Columbia Engineering researchers stacked several nanoscale CMOS devices on top of each other so that they can handle larger voltages without compromising their speed.

Credit: Columbia Engineering

Harish Krishnaswamy, assistant professor of electrical engineering at Columbia University's School of Engineering and Applied Science, has generated a record amount of power output — by a power of five — using silicon-based nanoscale CMOS technology for millimeter-wave power amplifiers. Power amplifiers are used in communications and sensor systems to boost power levels for reliable transmission of signals over long distances as required by the given application. Krishnaswamy's research will be reported at the IEEE Radio Frequency Integrated Circuits 2013 Symposium in June.

Used in virtually all forms of electronics, from phones to PCs, laptops, and tablets to satellite communications, nanoscale CMOS technologies have enabled the digital and communication revolution over the past 20 to 30 years. While nanoscale CMOS can do many things, Krishnaswamy explains the one thing that it cannot do very well is generate large amounts of power at high frequencies. This is because as transistors become smaller, they tend to break very easily with even a small amount of voltage or current — "they're great for speed, but not power," he notes. But generating large amounts of power at high frequencies is critical for communication over large distances with high bandwidth.

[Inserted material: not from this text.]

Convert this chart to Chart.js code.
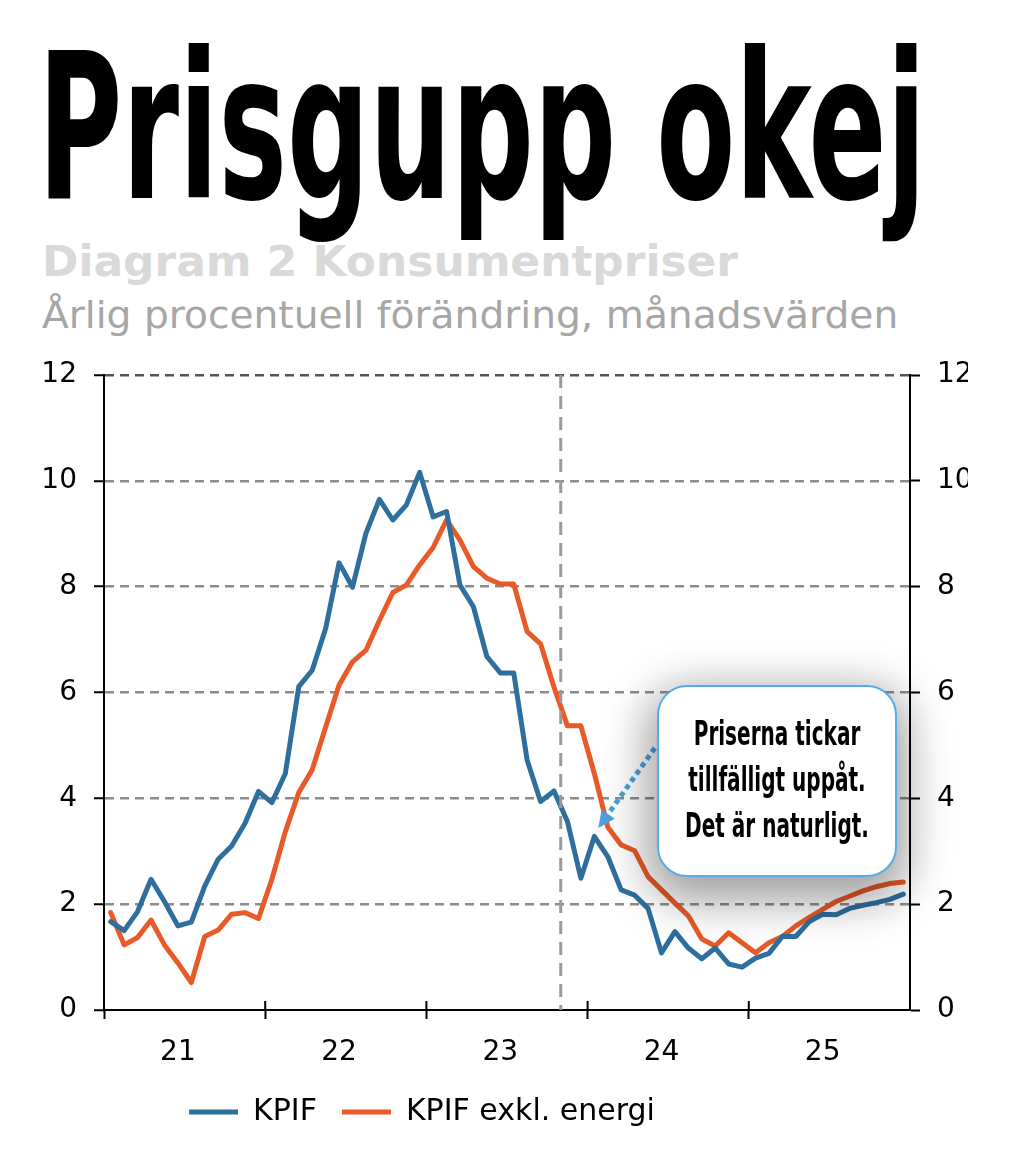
<!DOCTYPE html>
<html lang="sv">
<head>
<meta charset="utf-8">
<title>Prisgupp okej</title>
<script src="https://cdn.jsdelivr.net/npm/chart.js@4.4.1/dist/chart.umd.min.js"></script>
<style>
  html, body { margin: 0; padding: 0; background: #fff; }
  body { width: 1014px; height: 1164px; position: relative; overflow: hidden; font-family: "DejaVu Sans", Verdana, sans-serif; }
  .rubrik { position: absolute; left: 38px; top: 26px; font: bold 204px/1 "Liberation Sans Narrow", "DejaVu Sans Condensed", "Arial Narrow", sans-serif; font-stretch: condensed; color: #000; white-space: nowrap; transform-origin: 0 0; }
  .diagram { position: absolute; left: 42px; top: 241px; font: bold 42px/1 "DejaVu Sans", Verdana, sans-serif; color: #d9d9d9; white-space: nowrap; transform-origin: 0 0; }
  .enhet { position: absolute; left: 42px; top: 296px; font: 38px/1 "DejaVu Sans", Verdana, sans-serif; color: #a6a6a6; white-space: nowrap; transform-origin: 0 0; }
  #ram { position: absolute; left: 0; top: 340px; width: 968px; height: 824px; overflow: hidden; }
  #grafik { position: absolute; left: -200px; top: 0; }
  .bubbla { position: absolute; left: 657px; top: 685px; width: 236px; height: 188px; border: 2px solid #58ace6; border-radius: 30px; background: #fff; box-shadow: 0 14px 45px 10px rgba(0,0,0,0.38); }
  .bubbla div { position: absolute; left: 50%; top: 23px; text-align: center; font: bold 34px/46px "Liberation Sans Narrow", "DejaVu Sans Condensed", "Arial Narrow", sans-serif; font-stretch: condensed; color: #000; white-space: nowrap; transform-origin: 50% 0; }
</style>
</head>
<body>
<div class="rubrik" id="rubrik">Prisgupp okej</div>
<div class="diagram" id="diagram">Diagram 2 Konsumentpriser</div>
<div class="enhet" id="enhet">Årlig procentuell förändring, månadsvärden</div>
<div id="ram"><canvas id="grafik" width="1244" height="824"></canvas></div>
<div class="bubbla"><div id="bubbeltext">Priserna tickar<br>tillfälligt uppåt.<br>Det är naturligt.</div></div>

<script>
// månader jan 2021 - dec 2025
const manader = [
  'jan 21','feb 21','mar 21','apr 21','maj 21','jun 21','jul 21','aug 21','sep 21','okt 21','nov 21','dec 21',
  'jan 22','feb 22','mar 22','apr 22','maj 22','jun 22','jul 22','aug 22','sep 22','okt 22','nov 22','dec 22',
  'jan 23','feb 23','mar 23','apr 23','maj 23','jun 23','jul 23','aug 23','sep 23','okt 23','nov 23','dec 23',
  'jan 24','feb 24','mar 24','apr 24','maj 24','jun 24','jul 24','aug 24','sep 24','okt 24','nov 24','dec 24',
  'jan 25','feb 25','mar 25','apr 25','maj 25','jun 25','jul 25','aug 25','sep 25','okt 25','nov 25','dec 25'
];
const arsEtiketter = ['21', '22', '23', '24', '25'];

const kpif = [
  1.67, 1.50, 1.86, 2.47, 2.05, 1.59, 1.66, 2.34, 2.85, 3.10, 3.53, 4.13,
  3.92, 4.47, 6.11, 6.42, 7.21, 8.45, 7.99, 9.01, 9.65, 9.26, 9.54, 10.16,
  9.32, 9.42, 8.03, 7.62, 6.68, 6.37, 6.37, 4.72, 3.94, 4.14, 3.56, 2.49,
  3.28, 2.90, 2.27, 2.17, 1.92, 1.08, 1.48, 1.17, 0.97, 1.17, 0.87, 0.81,
  0.98, 1.07, 1.39, 1.39, 1.67, 1.81, 1.80, 1.92, 1.98, 2.03, 2.09, 2.19
];
const kpifExklEnergi = [
  1.84, 1.23, 1.37, 1.70, 1.23, 0.89, 0.52, 1.39, 1.51, 1.81, 1.84, 1.73,
  2.47, 3.37, 4.11, 4.54, 5.35, 6.14, 6.58, 6.80, 7.36, 7.89, 8.03, 8.41,
  8.74, 9.26, 8.88, 8.38, 8.16, 8.05, 8.05, 7.15, 6.92, 6.10, 5.37, 5.37,
  4.47, 3.46, 3.12, 3.01, 2.52, 2.27, 2.02, 1.78, 1.34, 1.21, 1.46, 1.27,
  1.08, 1.27, 1.39, 1.59, 1.75, 1.90, 2.05, 2.15, 2.25, 2.33, 2.39, 2.42
];

// prognosen börjar efter okt 2023
const prognosStart = 33.5;
// pilen från pratbubblan: [månadsindex, värde]
const pilStart = [40.5, 4.95];
const pilSpets = [36.3, 3.44];

const bla = '#2e6f9e';
const orange = '#e85a28';
const typsnitt = 'DejaVu Sans';

// skala texter till rätt bredd
function passa(el, bredd, fore) {
  el.style.transform = (fore || '') + 'scaleX(' + (bredd / el.offsetWidth) + ')';
}
passa(document.getElementById('rubrik'), 888);
passa(document.getElementById('diagram'), 696);
passa(document.getElementById('enhet'), 856);
passa(document.getElementById('bubbeltext'), 184, 'translateX(-50%) ');

const markeringar = {
  id: 'markeringar',
  afterDatasetsDraw(chart) {
    const { ctx, chartArea, scales: { x, y } } = chart;
    ctx.save();

    // streckad lodrät linje
    const px = x.getPixelForValue(prognosStart);
    ctx.strokeStyle = '#9a9a9a';
    ctx.lineWidth = 3;
    ctx.setLineDash([13, 8]);
    ctx.beginPath();
    ctx.moveTo(px, chartArea.top);
    ctx.lineTo(px, chartArea.bottom);
    ctx.stroke();

    // årsmarkeringar även ovanför x-axeln
    ctx.setLineDash([]);
    ctx.strokeStyle = '#000';
    ctx.lineWidth = 2;
    ctx.beginPath();
    for (let i = 12; i < manader.length; i += 12) {
      const tx = x.getPixelForValue(i - 0.5);
      ctx.moveTo(tx, chartArea.bottom - 9);
      ctx.lineTo(tx, chartArea.bottom);
    }
    ctx.stroke();

    // prickig pil
    const x0 = x.getPixelForValue(pilStart[0]), y0 = y.getPixelForValue(pilStart[1]);
    const x1 = x.getPixelForValue(pilSpets[0]), y1 = y.getPixelForValue(pilSpets[1]);
    const vinkel = Math.atan2(y1 - y0, x1 - x0);
    const huvud = 17;
    const bx = x1 - Math.cos(vinkel) * huvud, by = y1 - Math.sin(vinkel) * huvud;
    ctx.strokeStyle = '#4aa0dd';
    ctx.fillStyle = '#4aa0dd';
    ctx.lineWidth = 5;
    ctx.setLineDash([5, 4]);
    ctx.beginPath();
    ctx.moveTo(x0, y0);
    ctx.lineTo(bx, by);
    ctx.stroke();
    ctx.setLineDash([]);
    ctx.beginPath();
    ctx.moveTo(x1, y1);
    ctx.lineTo(bx + Math.sin(vinkel) * 8, by - Math.cos(vinkel) * 8);
    ctx.lineTo(bx - Math.sin(vinkel) * 8, by + Math.cos(vinkel) * 8);
    ctx.closePath();
    ctx.fill();

    ctx.restore();
  }
};

const osynlig = 'rgba(0,0,0,0)';

new Chart(document.getElementById('grafik'), {
  type: 'line',
  data: {
    labels: manader,
    datasets: [
      { label: 'KPIF', data: kpif, borderColor: bla, backgroundColor: bla, borderWidth: 5, borderCapStyle: 'round', borderJoinStyle: 'round', pointRadius: 0, pointStyle: 'line', tension: 0 },
      { label: 'KPIF exkl. energi', data: kpifExklEnergi, borderColor: orange, backgroundColor: orange, borderWidth: 5, borderCapStyle: 'round', borderJoinStyle: 'round', pointRadius: 0, pointStyle: 'line', tension: 0 }
    ]
  },
  options: {
    responsive: false,
    animation: false,
    layout: { padding: { top: 35, bottom: 27, left: 0, right: 0 } },
    plugins: {
      tooltip: { enabled: false },
      legend: {
        position: 'bottom',
        labels: {
          usePointStyle: true,
          pointStyle: 'line',
          pointStyleWidth: 49,
          padding: 25,
          color: '#000',
          font: { family: typsnitt, size: 30 }
        }
      }
    },
    scales: {
      x: {
        type: 'category',
        offset: true,
        ticks: {
          autoSkip: false,
          maxRotation: 0,
          padding: 17,
          color: '#000',
          font: { family: typsnitt, size: 28 },
          callback: (v, i) => (i % 12 === 5 ? arsEtiketter[Math.floor(i / 12)] : '')
        },
        grid: {
          offset: true,
          drawOnChartArea: false,
          color: osynlig,
          tickLength: 9,
          tickWidth: 2,
          tickColor: (c) => (c.index % 12 === 0 ? '#000' : osynlig)
        },
        border: { color: '#000', width: 2 },
        afterFit(s) { s.height = 62; }
      },
      y: {
        position: 'left',
        min: 0,
        max: 12,
        ticks: { stepSize: 2, padding: 17, color: '#000', font: { family: typsnitt, size: 28 } },
        grid: {
          color: (c) => (c.tick && c.tick.value === 0 ? osynlig : (c.tick && c.tick.value === 12 ? '#555' : '#8c8c8c')),
          lineWidth: 2.5,
          tickColor: '#000',
          tickLength: 10,
          tickWidth: 2
        },
        border: { color: '#000', width: 2, dash: [9, 6] },
        afterFit(s) { s.width = 304; }
      },
      y2: {
        position: 'right',
        min: 0,
        max: 12,
        ticks: { stepSize: 2, padding: 17, color: '#000', font: { family: typsnitt, size: 28 } },
        grid: { drawOnChartArea: false, tickColor: '#000', tickLength: 10, tickWidth: 2 },
        border: { color: '#000', width: 2 },
        afterFit(s) { s.width = 134; }
      }
    }
  },
  plugins: [markeringar]
});
</script>
</body>
</html>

"We have devised a way to use multiple nanoscale CMOS transistors in carefully-aligned synchrony to 'share the load' and generate nearly a watt of power at millimeter-wave frequencies — nearly five times greater than what was currently possible," says Krishnaswamy. "This could enable extremely high-bandwidth communication over extremely long distances for the first time."

For instance, he points out, think of a citywide millimeter-wave wireless network that could support 10s of gigabit per second data rates — nearly two to three orders of magnitude higher than Wi-Fi. Such a network could serve as the backbone infrastructure that enables extremely high-data-rate wireless links to mobile devices.

Krishnaswamy and his CoSMIC lab team accomplished this world record power output level for CMOS-based power amplifiers by developing a chip design methodology that stacks several nanoscale CMOS devices on top of each other so that they can handle larger voltages without compromising their speed. By stacking four 45-nanometer CMOS transistors within a power amplifier and then combining eight such amplifiers on a single chip, they achieved output power levels of nearly 0.5 W at 45 gigahertz.

"High-frequency nanoscale electronics is exciting to me because it is the confluence of many different aspects of science and engineering," Krishnaswamy says. "It's an area where theory meets experimentation, where electro-magnetics meets chip and circuit design, and where the abstract meets real-life applications. I find it fascinating."

The research was funded by the Defense Advanced Research Projects Agency's Microsystems Technology Office through its ELASTx (Efficient Linearized All-Silicon Transmitter ICs) program.